L’enseignement à distance est non seulement source d’inégalité, de privatisation rampante via les prestataires privés, c’est aussi la remise en cause des statuts et de la liberté pédagogique et une menace sur tous les postes.
Les personnels veulent retrouver leur école, leur université
Les personnels ont bien compris que ces mesures, qui n’ont rien à voir avec le contexte sanitaire ou social, conduisent à moins d’école, moins de statut, moins d’enseignants, et toujours plus d’inégalités devant le droit à l’instruction.
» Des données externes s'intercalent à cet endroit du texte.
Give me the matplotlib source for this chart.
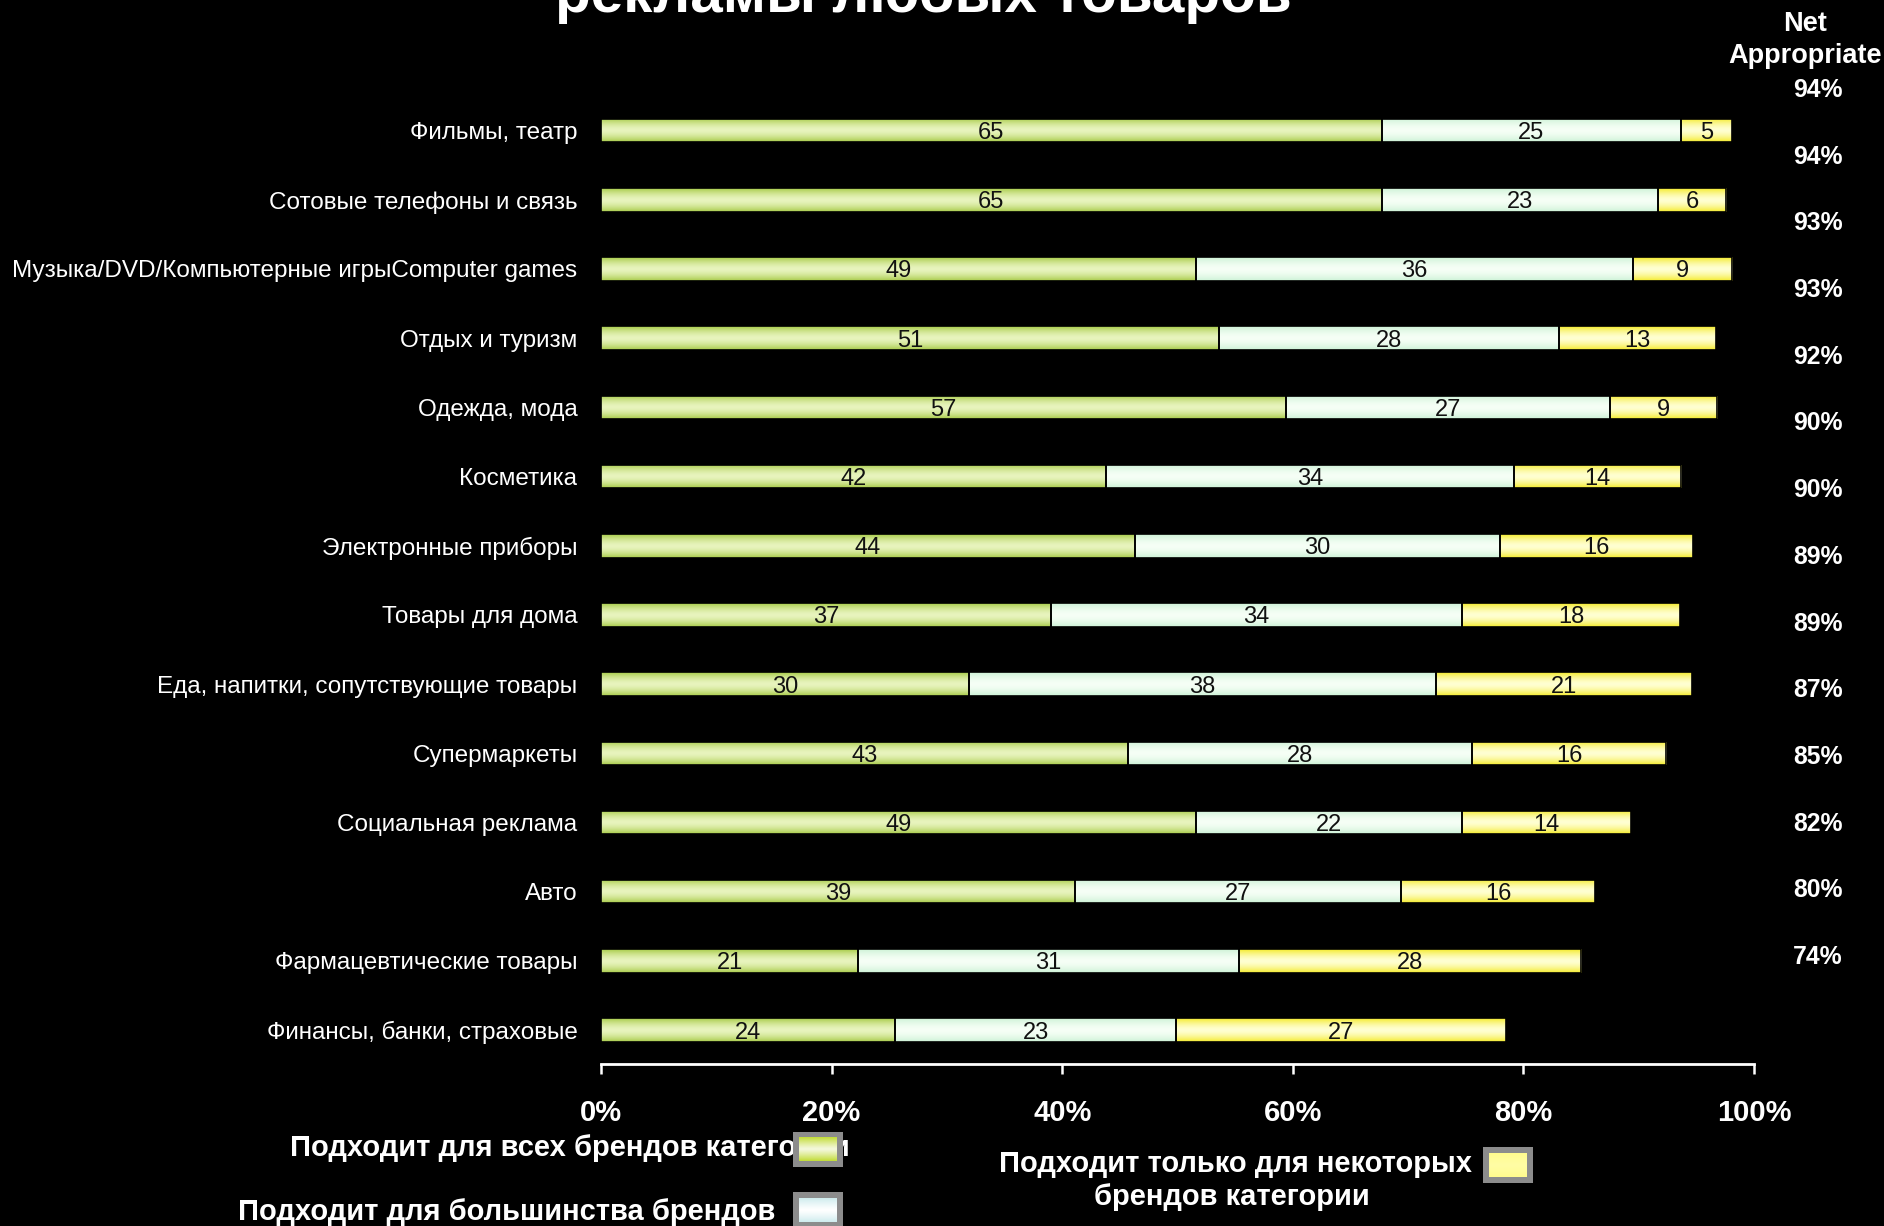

Les personnels rejettent cette école à la carte, territorialisée, à l’opposé des revendications Force Ouvrière de défense de l’école publique, la même partout, avec des enseignants fonctionnaires d’Etat, non soumis à la tutelle des élus locaux.
Il est urgent de rétablir les conditions d’une scolarité normale pour tous les élèves. Il est urgent de rouvrir les universités.
La FNEC FP FO avec sa confédération revendique la fin de l’état d’urgence sanitaire.
Elle appelle les personnels à se réunir pour faire le point, s’organiser pour faire valoir les revendications urgentes face au chaos imposé par les ministres, et exiger les moyens de rétablir un véritable enseignement délivré par des personnels fonctionnaires d’Etat, protégés par un statut.